Third Gudrun Lay, or the Ordeal of Gudrun (after her marriage to Atli), is romantic in character. The Gothic hero Thjodrek (Dietrich) is introduced.
Oddrun’s Lament, in which Gunnar’s death is caused by an intrigue with Atli’s sister Oddrun, marks the disintegration of the Volsung legend.
The two Atli Lays (Atlakvida and Atlamal, the latter of Greenland origin), deal with the death of Gunnar and Hoegni, and Gudrun’s vengeance on Atli.
Gudrun’s Lament and Hamthismal belong to the Ermanric cycle.
Volsung Paraphrases. (Page 11.)
Skaldskaparmal, Voelsunga Saga and Norna-Gests Thattr (containing another short paraphrase) are all included in Dr. Wilken’s Die Prosaische Edda (Paderborn, 1878). There is an English version of Voelsunga by Magnusson and Morris (London, 1870) and a German version of Voelsunga and Norna-Gest by Edzardi.
Nibelungenlied. (Page 11.)
Editions by Bartsch (Leipzig, 1895) and Zarncke (Halle, 1899); translation into modern German by Simrock.
Signy and Siggeir. (Page 13.)
Saxo Grammaticus (Book vii.) tells the story of a Signy, daughter of Sigar, whose lover Hagbard, after slaying her brothers, wins her favour. Sigar in vengeance had him strangled on a hill in view of Signy’s windows, and she set fire to her house that she might die simultaneously with her lover. The antiquity of part at least of this story is proved by the kenning “Hagbard’s collar” for halter, in a poem probably of the tenth century. On the other hand, a reference in Voelsunga Saga, that “Haki and Hagbard were great and famous men, yet Sigar carried off their sister, ... and they were slow to vengeance,” shows that there is confusion somewhere. It seems possible that Hagbard’s story has been contaminated with a distorted account of the Volsung Signy, civilised as usual by Saxo, with an effect of vulgarity absent from the primitive story.
In a recently published pamphlet by Mr. W.W. Lawrence and Dr. W.H. Schofield (The First Riddle of Cynewulf and Signy’s Lament. Baltimore: The Modern Language Association of America. 1902) it is suggested that the so-called First Riddle in the Exeter Book is in reality an Anglo-Saxon translation of a Norse “Complaint” spoken by the Volsung Signy. Evidence from metre and form is all in favour of this view, and the poem bears the interpretation without any straining of the meaning. Dr. Schofield’s second contention, that the poem thus interpreted is evidence for the theory of a British origin for the Eddie poems, is not equally convincing. The existence in Anglo-Saxon of a translation from the Norse is no proof that any of the Eddie poems, or even the original Norse “Signy’s Lament” postulated by Dr. Schofield, were composed in the West.
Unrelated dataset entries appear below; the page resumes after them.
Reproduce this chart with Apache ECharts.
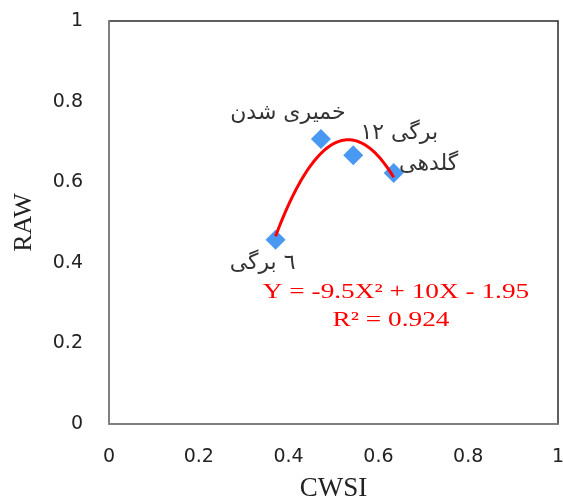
<!DOCTYPE html>
<html>
<head>
<meta charset="utf-8">
<script src="https://cdn.jsdelivr.net/npm/echarts@6/dist/echarts.min.js"></script>
<style>html,body{margin:0;padding:0;background:#fff}#c{width:563px;height:503px}</style>
</head>
<body>
<div id="c"></div>
<script>
// ---- data ----
const stageNames = ['٦ برگی', 'خمیری شدن', '۱۲ برگی', 'گلدهی'];
const cwsiValues = [0.371, 0.472, 0.544, 0.634];
const rawValues  = [0.457, 0.707, 0.667, 0.623];
const xTicks = [0, 0.2, 0.4, 0.6, 0.8, 1];
const yTicks = [0, 0.2, 0.4, 0.6, 0.8, 1];
const equationText = 'Y = -9.5X² + 10X - 1.95';
const r2Text = 'R² = 0.924';

// label placement (style, not data)
const labelOffsets = [[-13, 23], [-33, -26], [46, -22], [35, -9]];

// least-squares quadratic fit of the points (trendline)
function polyFit2(xs, ys) {
  let n = xs.length, s = [0,0,0,0,0], t = [0,0,0];
  for (let i = 0; i < n; i++) {
    let p = 1;
    for (let k = 0; k < 5; k++) { s[k] += p; p *= xs[i]; }
    p = 1;
    for (let k = 0; k < 3; k++) { t[k] += ys[i] * p; p *= xs[i]; }
  }
  const A = [[s[0], s[1], s[2], t[0]], [s[1], s[2], s[3], t[1]], [s[2], s[3], s[4], t[2]]];
  for (let i = 0; i < 3; i++) {
    for (let j = i + 1; j < 3; j++) {
      const f = A[j][i] / A[i][i];
      for (let k = i; k < 4; k++) A[j][k] -= f * A[i][k];
    }
  }
  const c = [0, 0, 0];
  for (let i = 2; i >= 0; i--) {
    let v = A[i][3];
    for (let k = i + 1; k < 3; k++) v -= A[i][k] * c[k];
    c[i] = v / A[i][i];
  }
  return c; // c0 + c1 x + c2 x^2
}
const coef = polyFit2(cwsiValues, rawValues);
const xMin = Math.min(...cwsiValues), xMax = Math.max(...cwsiValues);
const trend = [];
for (let i = 0; i <= 80; i++) {
  const x = xMin + (xMax - xMin) * i / 80;
  trend.push([x, coef[0] + coef[1] * x + coef[2] * x * x]);
}

const chart = echarts.init(document.getElementById('c'), null, {renderer: 'canvas'});
const tickFont = {fontFamily: 'DejaVu Sans', fontSize: 19, color: '#222'};
chart.setOption({
  animation: false,
  grid: {left: 109, top: 21, right: 5, bottom: 79, containLabel: false, outerBoundsMode: 'none',
    show: true, borderColor: '#2a2a2a', borderWidth: 1.5, backgroundColor: 'transparent'},
  xAxis: {
    type: 'value', min: 0, max: 1, interval: 0.2,
    name: 'CWSI', nameLocation: 'middle', nameGap: 51,
    nameTextStyle: {fontFamily: 'Liberation Serif', fontSize: 27, color: '#222'},
    axisLine: {show: true, lineStyle: {color: '#8c8c8c', width: 1.5}},
    axisTick: {show: false}, splitLine: {show: false},
    axisLabel: Object.assign({margin: 24, formatter: v => String(xTicks.find(t => Math.abs(t - v) < 1e-9) ?? v)}, tickFont)
  },
  yAxis: {
    type: 'value', min: 0, max: 1, interval: 0.2,
    name: 'RAW', nameLocation: 'middle', nameGap: 72, nameRotate: 90,
    nameTextStyle: {fontFamily: 'Liberation Serif', fontSize: 26, color: '#222'},
    axisLine: {show: true, lineStyle: {color: '#8c8c8c', width: 1.5}},
    axisTick: {show: false}, splitLine: {show: false},
    axisLabel: Object.assign({margin: 26, formatter: v => String(yTicks.find(t => Math.abs(t - v) < 1e-9) ?? v)}, tickFont)
  },
  series: [
    {
      type: 'scatter', symbol: 'diamond', symbolSize: 20, z: 2,
      itemStyle: {color: '#1c7ff0'},
      data: cwsiValues.map((x, i) => ({
        value: [x, rawValues[i]], name: stageNames[i],
        label: {show: true, position: 'inside', offset: labelOffsets[i], formatter: stageNames[i],
          fontFamily: 'DejaVu Sans', fontSize: 22, color: '#000'}
      }))
    },
    {
      type: 'line', data: trend, showSymbol: false, smooth: false, z: 3,
      lineStyle: {color: '#ff0000', width: 3}
    }
  ],
  graphic: [
    {type: 'text', x: 396, y: 292, scaleX: 1.3, style: {text: equationText, fill: '#ff0000', font: '21px "Liberation Serif"', align: 'center', verticalAlign: 'middle'}},
    {type: 'text', x: 391, y: 320, scaleX: 1.3, style: {text: r2Text, fill: '#ff0000', font: '21px "Liberation Serif"', align: 'center', verticalAlign: 'middle'}}
  ]
});
</script>
</body>
</html>
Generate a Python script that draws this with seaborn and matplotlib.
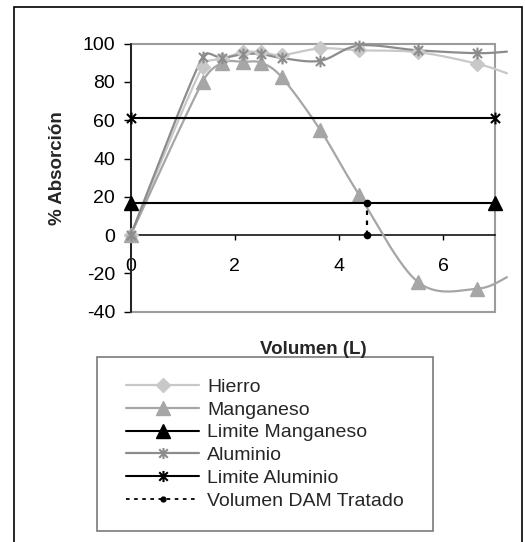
import numpy as np
import pandas as pd
import matplotlib
matplotlib.use("Agg")
import matplotlib.pyplot as plt
import seaborn as sns
from matplotlib.path import Path
from matplotlib.patches import Rectangle
from matplotlib.lines import Line2D

# ---- data -------------------------------------------------------------
volumen = [0.0, 1.38, 1.76, 2.16, 2.51, 2.90, 3.64, 4.39, 5.52, 6.65, 7.23]
hierro = [0, 88, 92, 95.5, 95.5, 94, 97.5, 96.5, 95.5, 89.5, 84.5]
manganeso = [0, 80, 90, 90.5, 90, 82.5, 55, 21, -24.5, -28, -22]
aluminio = [0, 93, 92.5, 94.5, 94.5, 92.5, 91, 99, 96.5, 95, 95.8]

limite_x = [0, 7]
limite_manganeso = [17, 17]
limite_aluminio = [61, 61]

dam_x = [4.54, 4.54]
dam_y = [0, 17]

xticks = [0, 2, 4, 6]
yticks = [-40, -20, 0, 20, 40, 60, 80, 100]

labels = ["Hierro", "Manganeso", "Limite Manganeso", "Aluminio",
          "Limite Aluminio", "Volumen DAM Tratado"]

# ---- style ------------------------------------------------------------
sns.set_theme(style="white")
plt.rcParams["font.family"] = ["Liberation Sans", "DejaVu Sans"]
plt.rcParams["axes.unicode_minus"] = False

c_fe = "#c8c8c8"
c_mn = "#a6a6a6"
c_al = "#8c8c8c"

star = Path([(-1, -1), (1, 1), (-1, 1), (1, -1), (0, -1.3), (0, 1.3)],
            [Path.MOVETO, Path.LINETO, Path.MOVETO, Path.LINETO,
             Path.MOVETO, Path.LINETO])

# approximate screen scale (px per data unit) used for the smoothing
SX, SY = 51.9, 1.907


def smooth(x, y, n=40, k=0.5):
    """Bezier smoothing through every point; handles are limited
    to a fraction of the segment they belong to (screen space)."""
    pts = np.column_stack([np.asarray(x) * SX, np.asarray(y) * SY])
    P = np.vstack([pts[0], pts, pts[-1]])
    t = np.linspace(0, 1, n)[:, None]
    out = []
    for i in range(1, len(P) - 2):
        p0, p1, p2, p3 = P[i - 1], P[i], P[i + 1], P[i + 2]
        seglen = np.hypot(*(p2 - p1))
        h1 = (p2 - p0) / 6
        h2 = (p3 - p1) / 6
        for h in (h1, h2):
            L = np.hypot(*h)
            if L > k * seglen and L > 0:
                h *= k * seglen / L
        b1 = p1 + h1
        b2 = p2 - h2
        seg = ((1 - t) ** 3 * p1 + 3 * (1 - t) ** 2 * t * b1
               + 3 * (1 - t) * t ** 2 * b2 + t ** 3 * p2)
        out.append(seg if i == 1 else seg[1:])
    arr = np.vstack(out)
    return pd.DataFrame({"x": arr[:, 0] / SX, "y": arr[:, 1] / SY})


W, H = 525, 542
fig = plt.figure(figsize=(W / 100, H / 100), dpi=100)
ax = fig.add_axes([130.7 / W, 1 - 311.7 / H, (495 - 130.7) / W,
                   (311.7 - 43.6) / H])


def draw_series(values, color, marker, ms):
    df = smooth(volumen, values)
    sns.lineplot(data=df, x="x", y="y", sort=False, estimator=None,
                 color=color, lw=1.6, ax=ax, zorder=3)
    ax.lines[-1].set_clip_on(False)
    if marker is star:
        ax.plot(volumen[:-1], values[:-1], ls="none", marker=star, ms=ms,
                mec=color, mfc="none", mew=1.5, zorder=4, clip_on=False)
    else:
        ax.plot(volumen[:-1], values[:-1], ls="none", marker=marker, ms=ms,
                mec=color, mfc=color, zorder=4, clip_on=False)


draw_series(hierro, c_fe, "D", 7.5)
draw_series(manganeso, c_mn, "^", 9.5)

# Manganese limit
sns.lineplot(x=limite_x, y=limite_manganeso, color="black", lw=1.5,
             ax=ax, zorder=5)
ax.plot(limite_x, limite_manganeso, ls="none", marker="^", ms=10,
        color="black", zorder=6, clip_on=False)

draw_series(aluminio, c_al, star, 8.5)

# Aluminium limit
sns.lineplot(x=limite_x, y=limite_aluminio, color="black", lw=1.5,
             ax=ax, zorder=5)
ax.plot(limite_x, limite_aluminio, ls="none", marker=star, ms=8.5,
        mec="black", mfc="none", mew=1.5, zorder=6, clip_on=False)

# Treated volume marker
ax.plot(dam_x, dam_y, color="black", lw=1.6, ls=(0, (2, 2.5)),
        marker="o", ms=4.5, zorder=7, clip_on=False)

# ---- axes -------------------------------------------------------------
ax.set_xlim(0, 7)
ax.set_ylim(-40, 100)
ax.set_xticks(xticks)
ax.set_yticks(yticks)
ax.set_xlabel("")
ax.set_ylabel("")

for s in ["top", "right"]:
    ax.spines[s].set_visible(False)
ax.spines["left"].set_color("black")
ax.spines["left"].set_linewidth(1.1)
ax.spines["bottom"].set_position(("data", 0))
ax.spines["bottom"].set_color("black")
ax.spines["bottom"].set_linewidth(1.1)
ax.spines["bottom"].set_zorder(2)

ax.add_patch(Rectangle((0, 0), 1, 1, transform=ax.transAxes, fill=False,
                       ec="#9c9c9c", lw=1.5, zorder=1, clip_on=False))

ax.tick_params(axis="x", direction="out", length=3.6, width=1.0,
               pad=13, labelsize=14, colors="black", bottom=True)
ax.tick_params(axis="y", direction="out", length=4.8, width=1.0,
               pad=6.5, labelsize=14, colors="black", left=True)
ax.grid(False)

fig.text(313 / W, 1 - 350 / H, "Volumen (L)", ha="center", va="center",
         fontsize=13.5, fontweight="bold")
fig.text(58 / W, 1 - 168 / H, "% Absorción", ha="center", va="center",
         rotation=90, fontsize=13.5, fontweight="bold")

# ---- legend -----------------------------------------------------------
handles = [
    Line2D([], [], color=c_fe, lw=1.6, marker="D", ms=7, mfc=c_fe, mec=c_fe),
    Line2D([], [], color=c_mn, lw=1.6, marker="^", ms=9.5, mfc=c_mn, mec=c_mn),
    Line2D([], [], color="black", lw=1.5, marker="^", ms=10),
    Line2D([], [], color=c_al, lw=1.6, marker=star, ms=8, mfc="none",
           mec=c_al, mew=1.5),
    Line2D([], [], color="black", lw=1.5, marker=star, ms=8, mfc="none",
           mec="black", mew=1.5),
    Line2D([], [], color="black", lw=1.3, ls=(0, (2, 2.5)), marker="o",
           ms=3.5),
]
fig.legend(handles, labels, loc="center",
           bbox_to_anchor=(265 / W, 1 - 444 / H), frameon=False,
           fontsize=14, handlelength=3.76, handletextpad=0.41,
           labelspacing=0.27, borderpad=0)
fig.add_artist(Rectangle((97 / W, 1 - 531 / H), (433 - 97) / W,
                         (531 - 357) / H, transform=fig.transFigure,
                         fill=False, ec="#7a7a7a", lw=1.2))

# outer chart frame
fig.add_artist(Rectangle((14 / W, -0.05), (522 - 14) / W, 1 - 7 / H + 0.05,
                         transform=fig.transFigure, fill=False,
                         ec="black", lw=1.2))

fig.savefig("out.png", dpi=100)
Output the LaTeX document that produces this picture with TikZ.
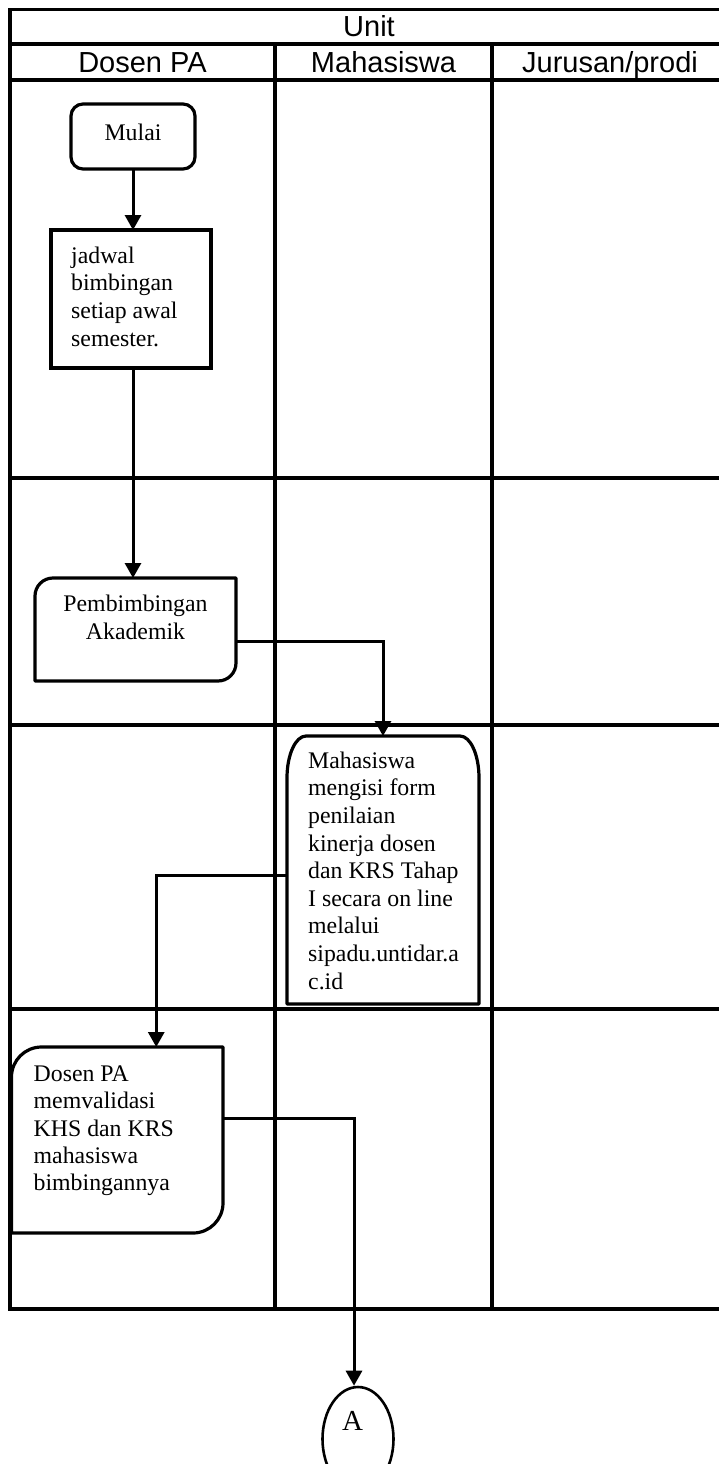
\documentclass[tikz,border=0pt]{standalone}
\usepackage{fontspec}
\setmainfont{Liberation Serif}
\newfontfamily\hdrfont{Liberation Sans}
\usetikzlibrary{arrows.meta,shapes.geometric,calc}
\begin{document}
\begin{tikzpicture}[x=1pt,y=1pt,
  tbl/.style={line width=3.3pt},
  boxline/.style={line width=3.2pt, line join=round},
  frame/.style={draw=none, inner sep=0pt, outer sep=0pt},
  hdr/.style={font=\hdrfont\fontsize{29}{34}\selectfont, anchor=base, inner sep=0pt},
  txt/.style={font=\fontsize{23.8}{27.6}\selectfont, inner sep=0pt, align=left, anchor=north west},
  conn/.style={line width=3pt, -{Triangle[length=15pt,width=16pt]}}
]
\useasboundingbox (0,0) rectangle (719,-1464);
\fill[white] (0,0) rectangle (719,-1464);

% table
\draw[tbl] (10,-9.5) rectangle (728,-1309);
\foreach \yy in {44,80,478,725,1009} \draw[tbl] (10,-\yy) -- (728,-\yy);
\foreach \xx in {275,492} \draw[tbl] (\xx,-44) -- (\xx,-1309);

% headers
\node[hdr] (unit) at (369,-37) {Unit};
\node[hdr] (hdosen) at (142.5,-72.5) {Dosen PA};
\node[hdr] (hmhs) at (383.5,-72.5) {Mahasiswa};
\node[hdr] (hjur) at (610,-72.5) {Jurusan/prodi};

% Mulai
\node[frame, draw, rounded corners=12pt, line width=3.2pt, minimum width=124pt, minimum height=65pt] (mulai) at (133,-136.5) {};
\node[font=\fontsize{23.8}{27.6}\selectfont, anchor=base, inner sep=0pt] (mulaitxt) at (133,-140) {Mulai};

% jadwal
\node[frame, draw, line width=3.2pt, minimum width=160pt, minimum height=138pt] (jadwal) at (131,-299) {};
\node[txt] (jadwaltxt) at (71,-245) {\rule{0pt}{18pt}jadwal\\bimbingan\\setiap awal\\semester.};

% Pembimbingan
\node[frame, minimum width=201pt, minimum height=103pt] (pem) at (135.5,-629.5) {};
\draw[boxline] (pem.south west) -- ([yshift=-18pt]pem.north west) arc[start angle=180,end angle=90,radius=18pt]
  -- (pem.north east) -- ([yshift=18pt]pem.south east) arc[start angle=0,end angle=-90,radius=18pt] -- cycle;
\node[txt, font=\fontsize{23.8}{28.3}\selectfont, align=center, anchor=north] (pemtxt) at (135.5,-593) {\rule{0pt}{18pt}Pembimbingan\\Akademik};

% Mahasiswa box
\node[frame, minimum width=192pt, minimum height=268pt] (mhs) at (383,-870) {};
\draw[boxline] (mhs.south west) -- ([yshift=-42pt]mhs.north west) arc[start angle=180,end angle=90,x radius=19pt,y radius=42pt]
  -- ([xshift=-19pt]mhs.north east) arc[start angle=90,end angle=0,x radius=19pt,y radius=42pt] -- (mhs.south east) -- cycle;
\node[txt] (mhstxt) at (308,-750) {\rule{0pt}{18pt}Mahasiswa\\mengisi form\\penilaian\\kinerja dosen\\dan KRS Tahap\\I secara on line\\melalui\\sipadu.untidar.a\\c.id};

% Dosen PA box
\node[frame, minimum width=211.5pt, minimum height=186pt] (dpa) at (117.25,-1140) {};
\draw[boxline] (dpa.south west) -- ([yshift=-30pt]dpa.north west) arc[start angle=180,end angle=90,radius=30pt]
  -- (dpa.north east) -- ([yshift=30pt]dpa.south east) arc[start angle=0,end angle=-90,radius=30pt] -- cycle;
\node[txt, font=\fontsize{23.8}{27.4}\selectfont] (dpatxt) at (33.5,-1063) {\rule{0pt}{18pt}Dosen PA\\memvalidasi\\KHS dan KRS\\mahasiswa\\bimbingannya};

% connector A
\node[draw, ellipse, line width=2.6pt, minimum width=71pt, minimum height=104pt, inner sep=0pt] (circA) at (358,-1439) {};
\node[font=\fontsize{29}{34}\selectfont, anchor=base, inner sep=0pt] (atxt) at (352.5,-1430.7) {A};

% connectors
\draw[conn] (mulai.south) -- (mulai.south |- jadwal.north);
\draw[conn] ([xshift=2pt]jadwal.south) -- ([xshift=2pt]jadwal.south |- pem.north);
\draw[conn] ([yshift=-11.5pt]pem.east) -| (mhs.north);
\draw[conn] ([yshift=-5pt]mhs.west) -| ([xshift=39pt]dpa.north);
\draw[conn] ([yshift=22pt]dpa.east) -| ([xshift=-4pt]circA.north);
\end{tikzpicture}
\end{document}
It seems unnecessary to suppose, with Dr. Schofield, an influence of British legend on the Volsung story. The points in which the story of Sigmund resembles that of Arthur and differs from that of Theseus prove nothing in the face of equally strong points of correspondence between Arthur and Theseus which are absent from the Volsung story.